--- Start ---

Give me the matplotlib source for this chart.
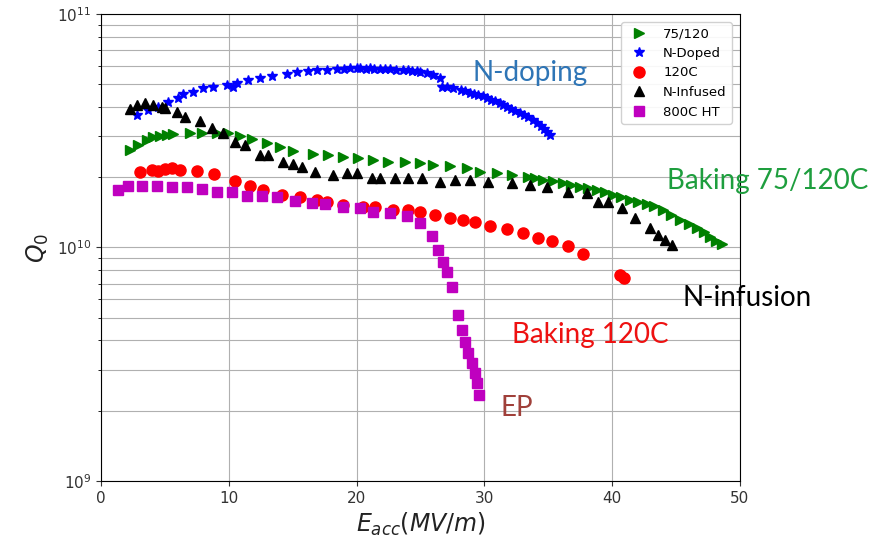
import matplotlib
matplotlib.use("Agg")
import matplotlib.pyplot as plt
from matplotlib.ticker import LogLocator, MultipleLocator

# ---- data (E_acc in MV/m, Q0) ----
e_7512 = [2.27, 2.90, 3.60, 4.07, 4.62, 5.16, 5.63, 6.96, 7.90, 9.08, 9.94, 10.88,
          11.82, 12.99, 14.01, 15.02, 16.59, 17.76, 18.94, 20.11, 21.28, 22.46,
          23.79, 24.96, 25.98, 27.31, 28.64, 29.66, 30.99, 32.16, 33.41, 34.0,
          34.59, 35.4, 36.15, 36.8, 37.48, 38.1, 38.81, 39.4, 40.06, 40.7, 41.39,
          42.0, 42.72, 43.3, 43.97, 44.6, 45.31, 46.0, 46.64, 47.2, 47.65, 48.1, 48.59]
q_7512 = [2.62e10, 2.75e10, 2.88e10, 2.97e10, 3.00e10, 3.03e10, 3.06e10, 3.09e10,
          3.09e10, 3.09e10, 3.09e10, 3.00e10, 2.92e10, 2.81e10, 2.69e10, 2.59e10,
          2.51e10, 2.49e10, 2.44e10, 2.42e10, 2.37e10, 2.32e10, 2.32e10, 2.30e10,
          2.25e10, 2.23e10, 2.19e10, 2.10e10, 2.08e10, 2.04e10, 2.00e10, 1.98e10,
          1.95e10, 1.92e10, 1.89e10, 1.86e10, 1.82e10, 1.79e10, 1.76e10, 1.72e10,
          1.68e10, 1.64e10, 1.60e10, 1.57e10, 1.54e10, 1.50e10, 1.45e10, 1.38e10,
          1.31e10, 1.26e10, 1.21e10, 1.16e10, 1.11e10, 1.07e10, 1.03e10]

e_ndoped = [2.79, 3.68, 4.46, 5.24, 6.03, 6.42, 7.20, 7.98, 8.76, 9.86, 10.33, 10.64,
            11.50, 12.44, 13.38, 14.55, 15.34, 16.20, 16.90, 17.68, 18.47, 19.0,
            19.48, 20.0, 20.27, 20.7, 21.05, 21.4, 21.83, 22.2, 22.61, 23.1, 23.63,
            24.0, 24.33, 24.7, 24.96, 25.5, 25.98, 26.53, 26.68, 27.07, 27.54, 28.17,
            28.5, 28.87, 29.2, 29.50, 29.9, 30.20, 30.5, 30.83, 31.2, 31.46, 31.8,
            32.08, 32.4, 32.79, 33.1, 33.41, 33.8, 34.12, 34.4, 34.66, 34.9, 35.13]
q_ndoped = [3.69e10, 3.88e10, 4.00e10, 4.20e10, 4.37e10, 4.54e10, 4.63e10, 4.82e10,
            4.87e10, 4.97e10, 4.87e10, 5.06e10, 5.21e10, 5.32e10, 5.42e10, 5.53e10,
            5.65e10, 5.70e10, 5.76e10, 5.76e10, 5.81e10, 5.84e10, 5.87e10, 5.87e10,
            5.87e10, 5.84e10, 5.87e10, 5.84e10, 5.81e10, 5.81e10, 5.81e10, 5.78e10,
            5.76e10, 5.73e10, 5.70e10, 5.68e10, 5.65e10, 5.59e10, 5.48e10, 5.32e10,
            4.87e10, 4.87e10, 4.82e10, 4.73e10, 4.66e10, 4.59e10, 4.55e10, 4.50e10,
            4.44e10, 4.37e10, 4.30e10, 4.24e10, 4.15e10, 4.07e10, 4.00e10, 3.92e10,
            3.85e10, 3.77e10, 3.70e10, 3.62e10, 3.52e10, 3.41e10, 3.32e10, 3.22e10,
            3.12e10, 3.03e10]

e_120c = [3.05, 3.99, 4.46, 5.01, 5.56, 6.18, 7.51, 8.84, 10.49, 11.66, 12.68, 14.16,
          15.57, 16.90, 17.68, 18.94, 20.50, 21.44, 22.85, 24.02, 24.96, 26.13, 27.31,
          28.33, 29.26, 30.44, 31.77, 33.02, 34.19, 35.29, 36.54, 37.72, 40.61, 40.92]
q_120c = [2.11e10, 2.15e10, 2.13e10, 2.17e10, 2.19e10, 2.15e10, 2.13e10, 2.06e10,
          1.93e10, 1.83e10, 1.76e10, 1.68e10, 1.64e10, 1.60e10, 1.57e10, 1.52e10,
          1.49e10, 1.49e10, 1.45e10, 1.45e10, 1.42e10, 1.38e10, 1.34e10, 1.31e10,
          1.29e10, 1.24e10, 1.20e10, 1.15e10, 1.10e10, 1.07e10, 1.01e10, 9.34e9,
          7.63e9, 7.40e9]

e_ninf = [2.27, 2.82, 3.44, 4.07, 4.77, 5.00, 5.95, 6.57, 7.75, 8.69, 9.55, 10.49,
          11.27, 12.44, 13.07, 14.24, 15.02, 15.73, 16.74, 18.15, 19.25, 20.03, 21.20,
          21.83, 23.00, 24.02, 25.12, 26.53, 27.70, 28.87, 30.28, 32.16, 33.57, 34.90,
          36.54, 38.03, 38.89, 39.67, 40.77, 41.78, 42.96, 43.58, 44.13, 44.68]
q_ninf = [3.92e10, 4.07e10, 4.16e10, 4.07e10, 4.00e10, 3.95e10, 3.80e10, 3.62e10,
          3.48e10, 3.25e10, 3.09e10, 2.83e10, 2.75e10, 2.49e10, 2.49e10, 2.32e10,
          2.28e10, 2.21e10, 2.11e10, 2.04e10, 2.08e10, 2.08e10, 1.98e10, 1.98e10,
          1.98e10, 1.98e10, 1.98e10, 1.91e10, 1.95e10, 1.95e10, 1.91e10, 1.89e10,
          1.85e10, 1.82e10, 1.73e10, 1.71e10, 1.57e10, 1.57e10, 1.48e10, 1.34e10,
          1.21e10, 1.13e10, 1.08e10, 1.02e10]

e_800 = [1.33, 2.11, 3.21, 4.38, 5.56, 6.73, 7.90, 9.08, 10.25, 11.42, 12.60, 13.77,
         15.18, 16.51, 17.53, 18.94, 20.27, 21.28, 22.61, 23.94, 24.96, 25.90, 26.37,
         26.76, 27.07, 27.46, 27.93, 28.25, 28.48, 28.72, 29.03, 29.26, 29.42, 29.58]
q_800 = [1.76e10, 1.83e10, 1.83e10, 1.83e10, 1.82e10, 1.82e10, 1.78e10, 1.73e10,
         1.73e10, 1.66e10, 1.66e10, 1.64e10, 1.58e10, 1.55e10, 1.54e10, 1.49e10,
         1.48e10, 1.42e10, 1.41e10, 1.36e10, 1.27e10, 1.12e10, 9.75e9, 8.66e9,
         7.85e9, 6.77e9, 5.14e9, 4.44e9, 3.94e9, 3.53e9, 3.20e9, 2.90e9, 2.63e9,
         2.34e9]

fig = plt.figure(figsize=(8.72, 5.45), dpi=100)
ax = fig.add_axes([0.1158, 0.1174, 0.7328, 0.857])

ax.plot(e_7512, q_7512, '>', color='g', markersize=7, linestyle='none', label='75/120')
ax.plot(e_ndoped, q_ndoped, '*', color='b', markersize=7, linestyle='none', label='N-Doped')
ax.plot(e_120c, q_120c, 'o', color='r', markersize=8, linestyle='none', label='120C')
ax.plot(e_ninf, q_ninf, '^', color='k', markersize=7, linestyle='none', label='N-Infused')
ax.plot(e_800, q_800, 's', color='m', markersize=7, linestyle='none', label='800C HT')

ax.set_yscale('log')
ax.set_xlim(0, 50)
ax.set_ylim(1e9, 1e11)
ax.xaxis.set_major_locator(MultipleLocator(10))
ax.yaxis.set_major_locator(LogLocator(base=10))
ax.yaxis.set_minor_locator(LogLocator(base=10, subs=range(2, 10)))
ax.grid(True, which='major', color='#b0b0b0', linewidth=0.8)
ax.grid(True, which='minor', axis='y', color='#b0b0b0', linewidth=0.8)
ax.set_axisbelow(True)
ax.tick_params(labelsize=11, colors='#333333')
for s in ax.spines.values():
    s.set_color('black')

ax.set_xlabel('$E_{acc}(MV/m)$', fontsize=17, color='#222222')
ax.set_ylabel('$Q_0$', fontsize=17, color='#222222')

ax.legend(loc='upper right', fontsize=9.5, framealpha=0.9, borderaxespad=0.6)

tf = ['Lato', 'DejaVu Sans']
fs = 20
ax.text(29.1, 5.59e10, 'N-doping', color='#2E75B6', fontsize=fs, family=tf, va='center', clip_on=False)
ax.text(44.3, 1.93e10, 'Baking 75/120C', color='#1E9E3E', fontsize=fs, family=tf, va='center', clip_on=False)
ax.text(45.5, 6.08e9, 'N-infusion', color='black', fontsize=fs, family=tf, va='center', clip_on=False)
ax.text(32.2, 4.22e9, 'Baking 120C', color='#EE1111', fontsize=fs, family=tf, va='center', clip_on=False)
ax.text(31.3, 2.05e9, 'EP', color='#A0403A', fontsize=fs, family=tf, va='center', clip_on=False)

fig.savefig('out.png', dpi=100)
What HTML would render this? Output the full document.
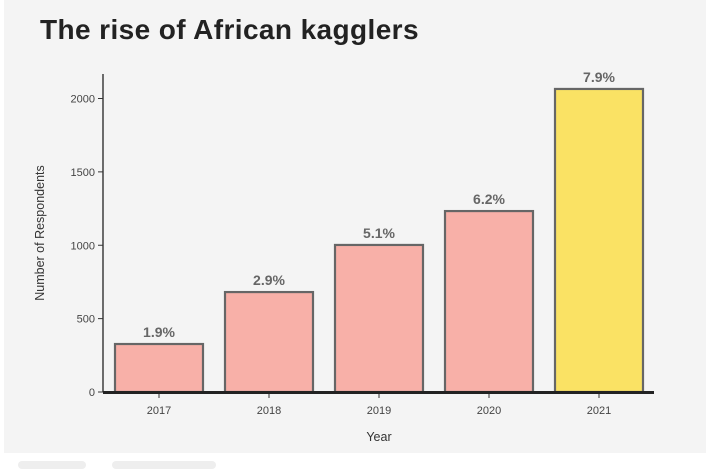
<!DOCTYPE html>
<html><head><meta charset="utf-8"><style>
body{margin:0;width:712px;height:464px;background:#fff;font-family:"Liberation Sans",sans-serif;overflow:hidden;position:relative}
#panel{position:absolute;left:4px;top:0;width:702px;height:453px;background:#f4f4f4}
.pill{position:absolute;top:461px;height:8px;background:#eee;border-radius:4px}
</style></head><body>
<div id="panel"></div>
<div class="pill" style="left:18px;width:68px"></div>
<div class="pill" style="left:112px;width:104px"></div>
<svg id="chart" width="712" height="464" style="position:absolute;left:0;top:0">
<text x="40" y="39" font-size="28" font-weight="bold" fill="#222" letter-spacing="0.4">The rise of African kagglers</text>
<text transform="translate(44,233) rotate(-90)" text-anchor="middle" font-size="12.5" fill="#333">Number of Respondents</text>
<text x="379" y="441" text-anchor="middle" font-size="12.5" fill="#333">Year</text>
<g id="g"></g>
</svg>
<script>
const years=["2017","2018","2019","2020","2021"];
const respondents=[327,681,1002,1233,2065];
const pctLabels=["1.9%","2.9%","5.1%","6.2%","7.9%"];
const yTicks=[0,500,1000,1500,2000];
const NS="http://www.w3.org/2000/svg";
const g=document.getElementById('g');
const y=v=>392-v*0.14675;
const x=i=>159+i*110;
function mk(t,a){const e=document.createElementNS(NS,t);for(const k in a)e.setAttribute(k,a[k]);g.appendChild(e);return e;}
let e=mk('line',{x1:103,y1:74,x2:103,y2:392,stroke:'#222','stroke-width':1.3});


yTicks.forEach(v=>{
 let t=mk('line',{x1:98,x2:103,y1:y(v),y2:y(v),stroke:'#333'});
 
 
 let l=mk('text',{x:95,y:y(v)+4,'text-anchor':'end','font-size':11,fill:'#444'});
 l.textContent=v;
 
 
});
years.forEach((yr,i)=>{
 const v=respondents[i];
 let b=mk('rect',{x:x(i)-44,y:y(v),width:88,height:392-y(v),fill:i==4?'#fae264':'#f8b0a8',stroke:'#666','stroke-width':2.2});
 
 
 let p=mk('text',{x:x(i),y:y(v)-7,'text-anchor':'middle','font-size':14,'font-weight':'bold',fill:'#666'});
 p.textContent=pctLabels[i];
 
 
 let t=mk('line',{x1:x(i),x2:x(i),y1:392,y2:398,stroke:'#333'});
 
 
 let l=mk('text',{x:x(i),y:414,'text-anchor':'middle','font-size':11,fill:'#444'});
 l.textContent=yr;
 
 
});
e=mk('line',{x1:103,y1:392.5,x2:654,y2:392.5,stroke:'#222','stroke-width':3});


</script>
</body></html>
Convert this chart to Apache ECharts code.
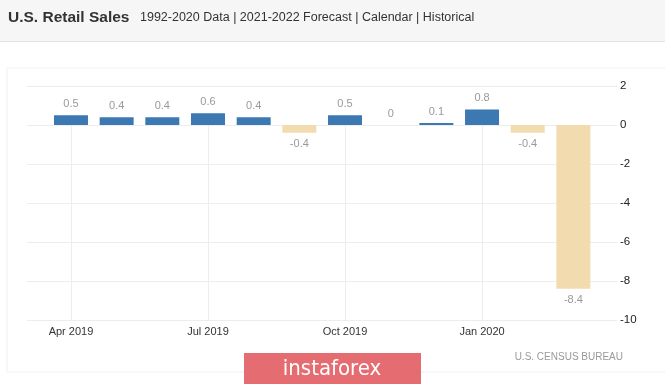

--- End ---

_Task prompt:_ Copy only the part of the records that runs from the first line to the line with "1.31e10, 1.26e10, 1.21e10, 1.16e10, 1.11e10, 1.07e10, 1.03e10]", ends included, leaving pictures out.

_Solution:_
Give me the matplotlib source for this chart.
import matplotlib
matplotlib.use("Agg")
import matplotlib.pyplot as plt
from matplotlib.ticker import LogLocator, MultipleLocator

# ---- data (E_acc in MV/m, Q0) ----
e_7512 = [2.27, 2.90, 3.60, 4.07, 4.62, 5.16, 5.63, 6.96, 7.90, 9.08, 9.94, 10.88,
          11.82, 12.99, 14.01, 15.02, 16.59, 17.76, 18.94, 20.11, 21.28, 22.46,
          23.79, 24.96, 25.98, 27.31, 28.64, 29.66, 30.99, 32.16, 33.41, 34.0,
          34.59, 35.4, 36.15, 36.8, 37.48, 38.1, 38.81, 39.4, 40.06, 40.7, 41.39,
          42.0, 42.72, 43.3, 43.97, 44.6, 45.31, 46.0, 46.64, 47.2, 47.65, 48.1, 48.59]
q_7512 = [2.62e10, 2.75e10, 2.88e10, 2.97e10, 3.00e10, 3.03e10, 3.06e10, 3.09e10,
          3.09e10, 3.09e10, 3.09e10, 3.00e10, 2.92e10, 2.81e10, 2.69e10, 2.59e10,
          2.51e10, 2.49e10, 2.44e10, 2.42e10, 2.37e10, 2.32e10, 2.32e10, 2.30e10,
          2.25e10, 2.23e10, 2.19e10, 2.10e10, 2.08e10, 2.04e10, 2.00e10, 1.98e10,
          1.95e10, 1.92e10, 1.89e10, 1.86e10, 1.82e10, 1.79e10, 1.76e10, 1.72e10,
          1.68e10, 1.64e10, 1.60e10, 1.57e10, 1.54e10, 1.50e10, 1.45e10, 1.38e10,
          1.31e10, 1.26e10, 1.21e10, 1.16e10, 1.11e10, 1.07e10, 1.03e10]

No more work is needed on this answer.